Après s'être concentrée sur l'Irak, la coalition – rejointe par des dizaines de pays arabes et occidentaux – a décidé d’étendre son rayon d'action au territoire syrien, visant les positions de l’organisation Etat islamique, mais aussi, à deux reprises, celles du Front al-Nosra.
Quel bilan tirer de ces opérations ? Il a fallu de longues semaines avant de constater les premiers effets de ces frappes aériennes sur le terrain. Dans un premier temps, l'organisation Etat islamique a semblé ne pas en souffrir, et a continué sa progression en Irak comme en Syrie. Mais peu à peu, les frappes ont joué un rôle de plus en plus décisif : d'abord autour du barrage de Mossoul, repris par les peshmergas à l’organisation islamiste, puis plus récemment autour de la ville de Kobane.
« Dans une première phase, Daesh (l’EI) a surpris un peu tout le monde, et la coalition a mis un peu de temps à s’organiser, explique le général Dominique Trinquand, ancien chef de la mission militaire française auprès des Nations unies. Mais aujourd’hui, Daesh est au moins contrée efficacement, aussi bien en Syrie qu’en Irak. Cela ne veut pas dire la destruction et l’arrêt complet de Daesh, mais au moins la limitation de ses actions ».
Faiblesse de l’armée irakienne
De l'avis de nombreux observateurs, les frappes aériennes menées par les Etats-Unis et leurs alliés ont donc atteint leur premier objectif : stopper la progression de l’organisation Etat islamique, en Irak mais aussi autour de la ville de Kobane. Cependant, l’organisation continue de se renforcer sur les territoires qu'elle contrôle – en Irak comme en Syrie –, et elle bénéficie, du fait de ces frappes aériennes, d'un prestige accru au sein de la nébuleuse jihadiste.

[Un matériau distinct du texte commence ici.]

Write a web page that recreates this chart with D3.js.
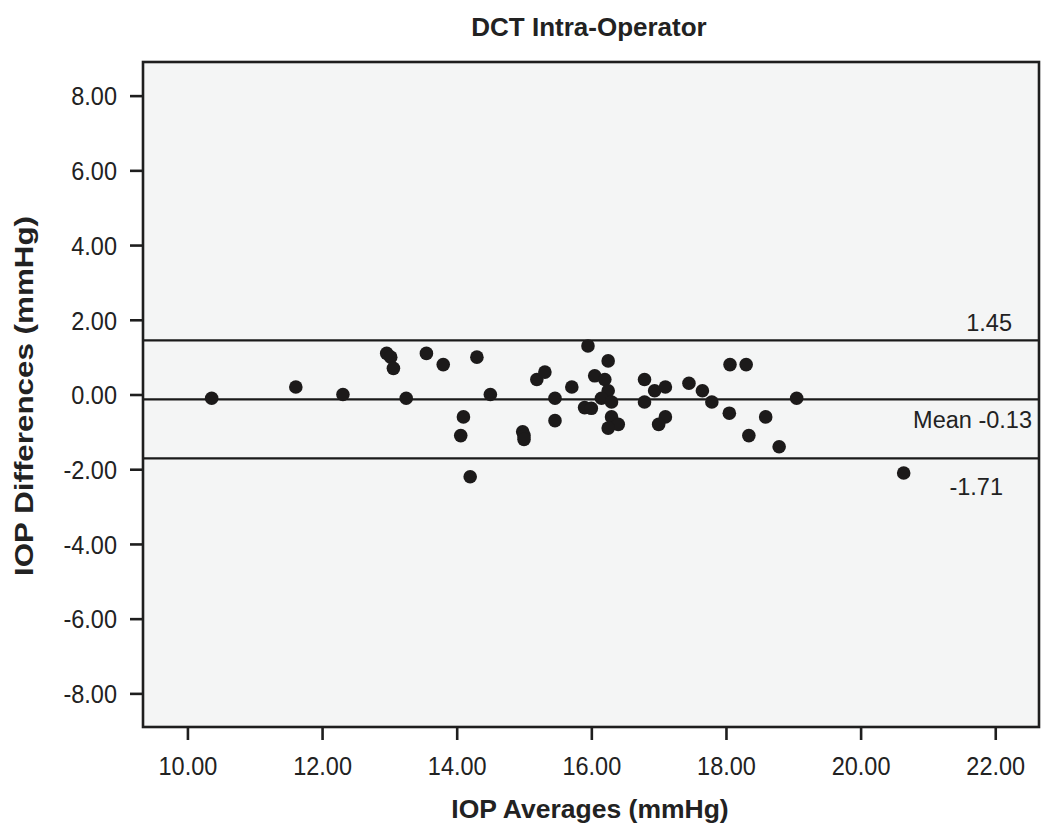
<!DOCTYPE html>
<html>
<head>
<meta charset="utf-8">
<script src="https://cdn.jsdelivr.net/npm/d3@7"></script>
<style>
  html, body { margin: 0; padding: 0; background: #fff; }
  svg { display: block; font-family: "Liberation Sans", Arial, Helvetica, sans-serif; }
</style>
</head>
<body>
<svg id="chart" width="1050" height="840"></svg>
<script>
const title = "DCT Intra-Operator";
const xLabel = "IOP Averages (mmHg)";
const yLabel = "IOP Differences (mmHg)";
const xTicks = [10, 12, 14, 16, 18, 20, 22];
const yTicks = [8, 6, 4, 2, 0, -2, -4, -6, -8];

const iopAverages = [10.36, 11.61, 12.31, 12.96, 13.02, 13.06, 13.25, 13.55, 13.80, 14.30,
  14.10, 14.06, 14.20, 14.50, 14.98, 15.00, 15.00, 15.19, 15.31, 15.46,
  15.46, 15.71, 15.95, 15.90, 16.00, 16.05, 16.20, 16.25, 16.25, 16.15,
  16.30, 16.30, 16.40, 16.25, 16.79, 16.79, 16.94, 17.10, 17.10, 17.00,
  17.45, 17.65, 17.79, 18.06, 18.30, 18.05, 18.59, 18.34, 18.79, 19.05, 20.64];
const iopDifferences = [-0.10, 0.20, 0.00, 1.10, 1.00, 0.70, -0.10, 1.10, 0.80, 1.00,
  -0.60, -1.10, -2.20, 0.00, -1.00, -1.10, -1.20, 0.40, 0.60, -0.10,
  -0.70, 0.20, 1.30, -0.35, -0.37, 0.50, 0.40, 0.90, 0.10, -0.10,
  -0.20, -0.60, -0.80, -0.90, 0.40, -0.20, 0.10, 0.20, -0.60, -0.80,
  0.30, 0.10, -0.20, 0.80, 0.80, -0.50, -0.60, -1.10, -1.40, -0.10, -2.10];

const refValues = [1.45, -0.13, -1.71];
const refLabels = ["1.45", "Mean -0.13", "-1.71"];

const svg = d3.select("#chart");
const pLeft = 143, pRight = 1039, pTop = 62, pBottom = 727;

const x = d3.scaleLinear().domain([9.34, 22.65]).range([pLeft, pRight]);
const y = d3.scaleLinear().domain([-8.9, 8.9]).range([pBottom, pTop]);

// plot background
svg.append("rect")
  .attr("x", pLeft).attr("y", pTop)
  .attr("width", pRight - pLeft).attr("height", pBottom - pTop)
  .attr("fill", "#f4f5f5");

// axes (hyphen-minus like the original)
const fmt = d => d3.format(".2f")(d).replace("\u2212", "-");
const xAxis = svg.append("g")
  .attr("transform", `translate(0,${pBottom})`)
  .call(d3.axisBottom(x).tickValues(xTicks).tickFormat(fmt).tickSize(13).tickSizeOuter(0));
const yAxis = svg.append("g")
  .attr("transform", `translate(${pLeft},0)`)
  .call(d3.axisLeft(y).tickValues(yTicks).tickFormat(fmt).tickSize(13).tickSizeOuter(0).tickPadding(13));

[xAxis, yAxis].forEach(g => {
  g.select(".domain").remove();
  g.selectAll(".tick line").attr("stroke", "#1e1e1e").attr("stroke-width", 2.6);
  g.selectAll(".tick text")
    .attr("fill", "#222")
    .attr("font-size", 23.5)
    .attr("font-family", "'Liberation Sans', Arial, sans-serif")
    .attr("transform", "scale(1,1.1)");
});
xAxis.selectAll(".tick text").attr("y", 27).attr("dy", "0.71em");
yAxis.selectAll(".tick text").attr("dy", "0.36em");

// reference lines
svg.append("g").selectAll("line")
  .data(refValues).join("line")
  .attr("x1", pLeft).attr("x2", pRight)
  .attr("y1", d => y(d)).attr("y2", d => y(d))
  .attr("stroke", "#1a1a1a").attr("stroke-width", 2.4);

// reference labels
const refLabelX = [1012, 1032, 1003];
const refLabelDy = [-9, 29, 37];
svg.append("g").selectAll("text")
  .data(refValues).join("text")
  .attr("x", (d, i) => refLabelX[i])
  .attr("y", (d, i) => y(d) + refLabelDy[i])
  .attr("text-anchor", "end")
  .attr("font-size", 23.5)
  .attr("fill", "#222")
  .text((d, i) => refLabels[i]);

// points
const pts = iopAverages.map((v, i) => [v, iopDifferences[i]]);
svg.append("g").selectAll("circle")
  .data(pts).join("circle")
  .attr("cx", d => x(d[0]))
  .attr("cy", d => y(d[1]))
  .attr("r", 6.8)
  .attr("fill", "#1c1a1a");

// frame
svg.append("rect")
  .attr("x", pLeft).attr("y", pTop)
  .attr("width", pRight - pLeft).attr("height", pBottom - pTop)
  .attr("fill", "none").attr("stroke", "#1e1e1e").attr("stroke-width", 2.6);

// title
svg.append("text")
  .attr("x", 589).attr("y", 36)
  .attr("text-anchor", "middle")
  .attr("font-size", 26).attr("font-weight", "bold")
  .attr("fill", "#222")
  .text(title);

// x label
svg.append("text")
  .attr("x", 590).attr("y", 818)
  .attr("text-anchor", "middle")
  .attr("font-size", 26.5).attr("font-weight", "bold")
  .attr("fill", "#222")
  .text(xLabel);

// y label
svg.append("text")
  .attr("transform", `translate(33,396) rotate(-90)`)
  .attr("text-anchor", "middle")
  .attr("font-size", 25).attr("font-weight", "bold")
  .attr("textLength", 360).attr("lengthAdjust", "spacingAndGlyphs")
  .attr("fill", "#222")
  .text(yLabel);
</script>
</body>
</html>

Autres écueils insurmontables à court terme : la faiblesse de l'armée irakienne, et le déclin semble-t-il inexorable de la rébellion syrienne modérée. « L’essentiel est, une fois les forces contenues, de pouvoir avoir des forces au sol qui puissent les détruire, avance le général Trinquand. Cela va prendre du temps, car il n’y a pas assez de monde actuellement sur le terrain pour vaincre Daesh, et l’armée irakienne a besoin de se reconstruire entièrement. » La coalition refusant toute idée d'intervention au sol, il lui sera très difficile, avec ces alliés affaiblis, d'atteindre son deuxième objectif : celui d'un anéantissement complet de l'organisation Etat islamique.
Civils tués
Au-delà de ces tendances globales, quelle est plus précisément la situation à al-Anbar, la plus grande région d’Irak – celle où la rébellion sunnite a pris les armes en janvier dernier ? Trois mois après le début des frappes, la région est toujours contrôlée à 85% par l’organisation de l’Etat islamique et les tribus rebelles, rapporte la correspondante de RFI à Amman, Angélique Férat. Pour ces tribus, les frappes aériennes ne changent rien à l’affaire : leur but est toujours de défaire le régime irakien actuel.
Les frappes sont inefficaces, assure le cheikh Ahmed al-Shaim de Ramadi : « Depuis 9 mois, 85 000 personnes ont été tuées. Depuis le début des frappes aériennes par la coalition internationale, 3000 personnes sont mortes. Mais la plupart de ces gens sont des civils, des gens non armés. Peut-être qu’au grand maximum 3% de tous ces morts sont des combattants de Daesh ou des tribus ».
Sous la pression de Washington, un gouvernement dit « d’unité nationale » a été formé à Bagdad. Il s’agissait de donner un signe positif aux sunnites. Mais pour Abdelkader al-Naime, l’un d’eux, le constat est clair : le nouveau premier ministre Haïdar al-Abadi est l’homme de l’Iran. « Il est apparu avec le chef iranien des Brigades de Jérusalem : c’est la preuve que le premier ministre est l’homme de l’Iran. Comment peut-on faire confiance en cet homme ? Il n’a rien fait pour nous prouver sa bonne volonté ou son envie de trouver une solution à la crise. Il s’est montré avec ce responsable iranien, côte à côte sur le champ de bataille, entouré des milices chiites ».
Les tribus d’al-Anbar font toutes le même commentaire : « Il suffirait que le gouvernement irakien nous donne ce qu’on a demandé en manifestant pendant toute une année : la fin de la discrimination envers les sunnites, et la libération de 800 000 prisonniers condamnés à tort ». Depuis le début de l’année, 1.8 million de personnes ont été déplacées par les combats en Irak.